I’m teaching a food history course right now, and I was recently thinking about some extra-credit assignments for my students. I found some inspiration reading a fascinating book by Ina Lipkowitz called Words to Eat By: Five Foods and the Culinary History of the English Language. Lipkowitz reminded me that the world’s oldest recipe book was written in the fourth or fifth century AD by a Roman gourmand by the name of Marcus Gavius
Apicius. This man lived and died for food, and I mean that literally. Evidently, Apicius committed suicide when he could no longer afford to throw the lavish feasts he so enjoyed. That is an interesting aside, but the idea that really grabbed me was using his recipes from his book De Re Coquinaria as an extra-credit opportunity. Since many of my students are culinary students, I would think many might be interested in testing their hand at some ancient Roman fare.
But, I thought, maybe I should try it first. After looking through Apicius’ recipes, I settled on an easy one to start:
Sautéed Squash in Herb Sauce
1 medium onion, thinly sliced.
1 T. olive oil
¼ t. pepper.
¼ t. celery seed.
¼ t. oregano.
Dash of cumin.
3 c. diced squash
½ c. squash stock.
¼ c. white wine.
1 t. olive oil.
Directions:
Sauté sliced onion in olive oil. In a mortar, grind pepper, celery seed, and oregano. Add to onions, with a dash of cumin. Stir. Then add diced squash. Add stock, white wine, and olive oil. Stir repeatedly over medium heat until the gourds are cooked. If you wish, thicken the liquid with flour and serve.
So, this is a roughly 1600 hundred year old recipe. Doesn’t look too hard, or odd. Now admittedly, I skipped over the recipes with calf brain and garum (fish sauce) to find some that I could easily make, but it struck me how similar this is to a modern recipe. Maybe this shouldn’t be surprising though when you think about how recipes are handed down from generation to generation. Our family recipes are often based upon regional or national traditions that simply have riffs and slight alterations of what people have been cooking for millennia in a certain part of the world. So even the food of Apicius is quite simple; or is it?
Look at this recipe. Think of the processing of food that needs to go into this. Getting oil from thousands of olives. Fermenting grape juice. Discovering and growing herbs that will not poison you, and will make your food tasty. After all that, there is the chemical mixture of all these foods to create a pleasing taste. Who was the first person to figure this stuff out? How did they do it? I believe such a question is one of the great mysteries of human civilization: who invented our food?
Think of something as simple as bread (even non-leavened). Process wheat into flour, process olives into oil, and add water. Mix it together, and bake in an enclosed oven. What? Who thinks of that? And, that doesn’t take into account more complex bread recipes that would add salt (from the sea/salt mine), honey (from bees), eggs (from a chicken), milk (from a cow or goat). What mad scientist first put those things together, and then heated them at a certain, perfect temperature for a preordained time?
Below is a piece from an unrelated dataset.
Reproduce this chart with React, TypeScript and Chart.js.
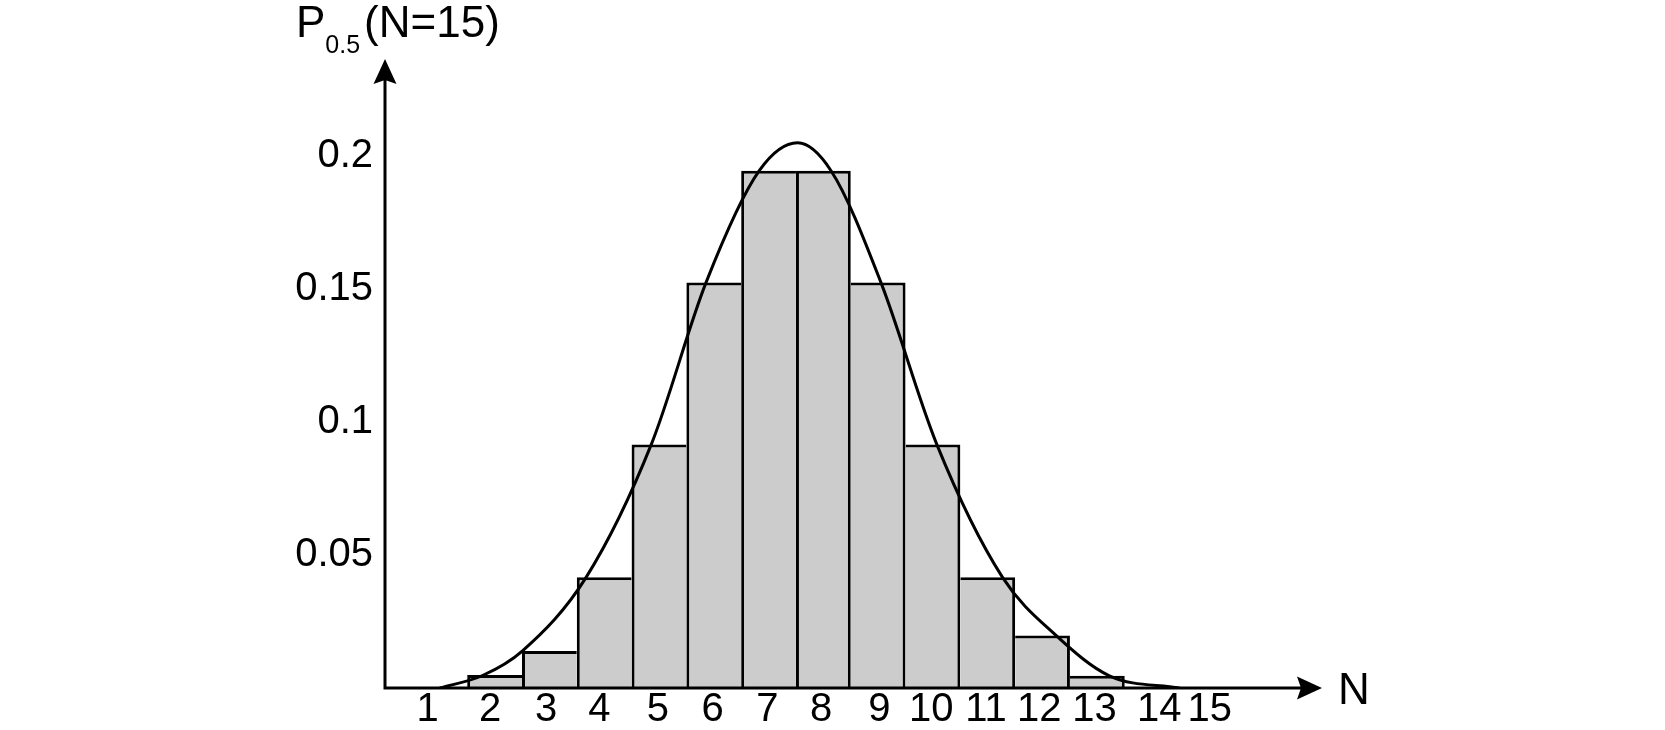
import React, { useEffect, useRef } from 'react';
import { Chart, registerables } from 'chart.js';

Chart.register(...registerables);

// ---- data ----
const barPositions = [2, 3, 4, 5, 6, 7, 8, 9, 10, 11, 12, 13];
const barValues = [0.0049, 0.0139, 0.0416, 0.0916, 0.1525, 0.1945, 0.1945, 0.1525, 0.0916, 0.0416, 0.0197, 0.0046];

const curveX = [1.0, 1.78, 2.51, 3.67, 4.86, 5.86, 6.83, 7.53, 8.14, 9.05, 10.07, 11.27, 12.25, 13.22, 14.5];
const curveY = [0, 0.0047, 0.014, 0.0416, 0.0916, 0.1525, 0.1945, 0.205, 0.1945, 0.1525, 0.0916, 0.0416, 0.0197, 0.0046, 0];

const xTickPositions = [0.78, 1.92, 2.94, 3.91, 4.98, 5.98, 6.98, 7.96, 9.02, 9.97, 10.97, 11.94, 12.95, 14.13, 15.05];
const xTickLabels = ['1', '2', '3', '4', '5', '6', '7', '8', '9', '10', '11', '12', '13', '14', '15'];
const yTickValues = [0.05, 0.1, 0.15, 0.2];
const yTickLabels = ['0.05', '0.1', '0.15', '0.2'];

const xMin = 0;
const xMax = 17.1;
const yMin = 0;
const yMax = 0.2365;

const yTitleMain = 'P';
const yTitleSub = '0.5';
const yTitleRest = '(N=15)';
const xTitle = 'N';

const FONT = "'Liberation Sans', Arial, Helvetica, sans-serif";
const LW = 3;

const minDiff = (arr: number[]) => {
  let m = Infinity;
  for (let i = 1; i < arr.length; i++) {
    const d = Math.abs(arr[i] - arr[i - 1]);
    if (d > 0) m = Math.min(m, d);
  }
  return m;
};

const axesPlugin = {
  id: 'arrowAxes',
  afterDatasetsDraw(chart: any) {
    const { ctx } = chart;
    const x = chart.scales.x;
    const y = chart.scales.y;
    const ox = x.getPixelForValue(xMin);
    const oy = y.getPixelForValue(yMin);
    const tipX = x.getPixelForValue(xMax);
    const tipY = y.getPixelForValue(yMax);
    const L = 25;
    const W = 11.5;
    const N = 4;
    ctx.save();
    ctx.strokeStyle = '#000';
    ctx.fillStyle = '#000';
    ctx.lineWidth = LW;
    ctx.lineJoin = 'miter';
    ctx.beginPath();
    ctx.moveTo(ox, tipY + L - N);
    ctx.lineTo(ox, oy);
    ctx.lineTo(tipX - L + N, oy);
    ctx.stroke();
    // x arrow head
    ctx.beginPath();
    ctx.moveTo(tipX, oy);
    ctx.lineTo(tipX - L, oy - W);
    ctx.lineTo(tipX - L + N, oy);
    ctx.lineTo(tipX - L, oy + W);
    ctx.closePath();
    ctx.fill();
    // y arrow head
    ctx.beginPath();
    ctx.moveTo(ox, tipY);
    ctx.lineTo(ox - W, tipY + L);
    ctx.lineTo(ox, tipY + L - N);
    ctx.lineTo(ox + W, tipY + L);
    ctx.closePath();
    ctx.fill();

    // y axis title with subscript
    ctx.textAlign = 'left';
    ctx.textBaseline = 'alphabetic';
    ctx.font = `44px ${FONT}`;
    let px = ox - 89;
    const py = tipY - 22;
    ctx.fillText(yTitleMain, px, py);
    px += ctx.measureText(yTitleMain).width;
    ctx.font = `25px ${FONT}`;
    ctx.fillText(yTitleSub, px, py + 15.5);
    px += ctx.measureText(yTitleSub).width + 4;
    ctx.font = `44px ${FONT}`;
    ctx.fillText(yTitleRest, px, py);

    // x axis title
    ctx.fillText(xTitle, tipX + 16, oy + 16);
    ctx.restore();
  },
};

export default function App() {
  const ref = useRef<HTMLCanvasElement>(null);

  useEffect(() => {
    const last = barPositions.length - 1;
    const bw = LW;
    // Chart.js sizes bars from the smallest gap among data points and among ticks
    // (checked separately); scale so each bar fills exactly one step.
    const step = minDiff(barPositions);
    const rulerMin = Math.min(step, minDiff(xTickPositions));
    const barPct = step / rulerMin;

    const chart = new Chart(ref.current as HTMLCanvasElement, {
      type: 'bar',
      data: {
        datasets: [
          {
            type: 'line',
            data: curveX.map((v, i) => ({ x: v, y: curveY[i] })),
            borderColor: '#000',
            borderWidth: LW,
            pointRadius: 0,
            cubicInterpolationMode: 'monotone',
            fill: false,
            order: 0,
          } as any,
          {
            type: 'bar',
            data: barPositions.map((v, i) => ({ x: v, y: barValues[i] })),
            backgroundColor: '#cccccc',
            borderColor: '#000',
            borderWidth: (c: any) => {
              const i = c.dataIndex;
              const left = i === 0 || barValues[i] >= barValues[i - 1] ? bw : 0;
              const right = i === last || barValues[i] > barValues[i + 1] ? bw : 0;
              return { top: bw, left, right, bottom: 0 };
            },
            barPercentage: barPct,
            categoryPercentage: 1,
            inflateAmount: 0,
            order: 1,
          } as any,
        ],
      },
      options: {
        responsive: false,
        maintainAspectRatio: false,
        animation: false,
        devicePixelRatio: 1,
        layout: { padding: { left: 0, right: 343, top: 59, bottom: 0 } },
        plugins: {
          legend: { display: false },
          tooltip: { enabled: false },
          title: { display: false },
        },
        scales: {
          x: {
            type: 'linear',
            min: xMin,
            max: xMax,
            offset: false,
            grid: { display: false, drawTicks: false },
            border: { display: false },
            afterBuildTicks: (s: any) => {
              s.ticks = xTickPositions.map((v) => ({ value: v }));
            },
            afterFit: (s: any) => {
              s.height = 42;
            },
            ticks: {
              autoSkip: false,
              maxRotation: 0,
              minRotation: 0,
              padding: 2,
              color: '#000',
              font: { family: FONT, size: 40, lineHeight: 1 },
              callback: (_v: any, i: number) => xTickLabels[i],
            },
          },
          y: {
            type: 'linear',
            min: yMin,
            max: yMax,
            grid: { display: false, drawTicks: false },
            border: { display: false },
            afterBuildTicks: (s: any) => {
              s.ticks = yTickValues.map((v) => ({ value: v }));
            },
            afterFit: (s: any) => {
              s.width = 385;
            },
            ticks: {
              padding: 12,
              color: '#000',
              font: { family: FONT, size: 40, lineHeight: 1 },
              callback: (_v: any, i: number) => yTickLabels[i],
            },
          },
        },
      } as any,
      plugins: [axesPlugin],
    });
    return () => chart.destroy();
  }, []);

  return (
    <div style={{ position: 'absolute', left: 0, top: 0, width: 1665, height: 730, background: '#fff' }}>
      <canvas ref={ref} width={1665} height={730} style={{ display: 'block' }} />
    </div>
  );
}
Such a question is obviously impossible to answer, but it should make us respect those anonymous cooks who came before us, and provided the knowledge that our civilization of food rests upon. I wonder if my students will feel that sense of awe and respect when they are elbow deep in calf-brain and fermented fish sauce.
Great article; I am sure your students will learn much. Good cross curricular assignment too.